Sehari-hari mereka juga tidak memakai tas plastik, tidak makan mi instan,
kecuali kalau pas ada yang mengirim atau kepepet sekali. Untuk makan siang dan
makan malam, ada petugas piket yang tugasnya mengambil bahan makanan di kebun
sayuran. Sementara stok beras organik mereka punya cukup. Mereka juga sangat
menjaga kesehatan. Jadi tidak boleh memakai handuk sama-sama, harus punya
piring dan gelas sendiri. Obat-obatan pun juga memakai yang alami.
Cita-cita
Nissa berikutnya adalah ingin mempunyai sekolah formal dengan kurikulum
agroekologi dan wirausaha.
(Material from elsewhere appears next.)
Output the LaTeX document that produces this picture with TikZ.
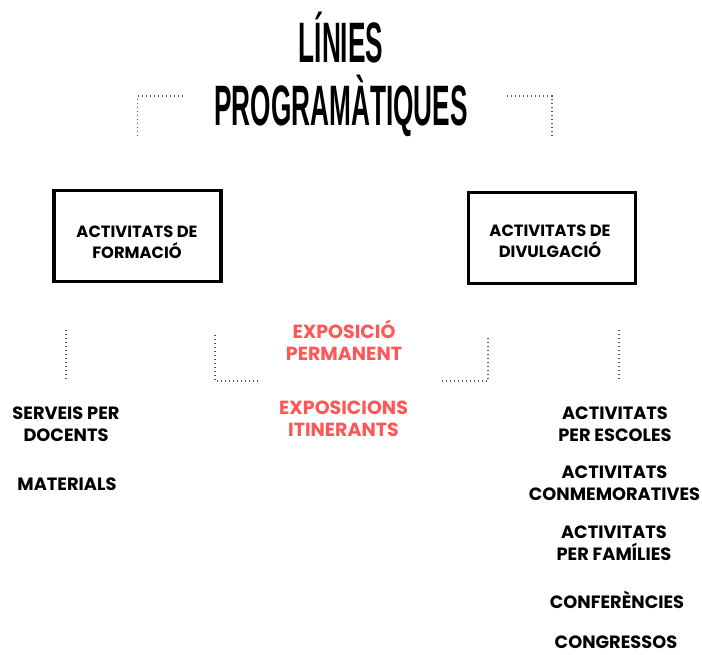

Apalagi di catatannya, jarang sekali ada isu
lingkungan yang bisa dijual, terutama produknya. Tapi ternyata di Pesantren Ath
Thaariq ini Nissa bisa melakukannya. Nissa sendiri berasal dari keluarga guru. Suaminya,
Ibang Lukmanuruddin juga berasal dari pesantren. Jadi ia dan sang suami memang
dilahirkan dari keluarga pengajar. Mereka dipertemukan di sebuah organisasi
tani setelah keluar SMA, yaitu Serikat Petani Pasundan. Setelah menikah, kini
mereka dikaruniai 3 anak, 2 putri dan satu putra. Selain mengurus pesantrennya,
Nissa juga sering diminta menjadi narasumber untuk berbagi pengalaman, termasuk
memberikan pendidikan tentang agroekologi.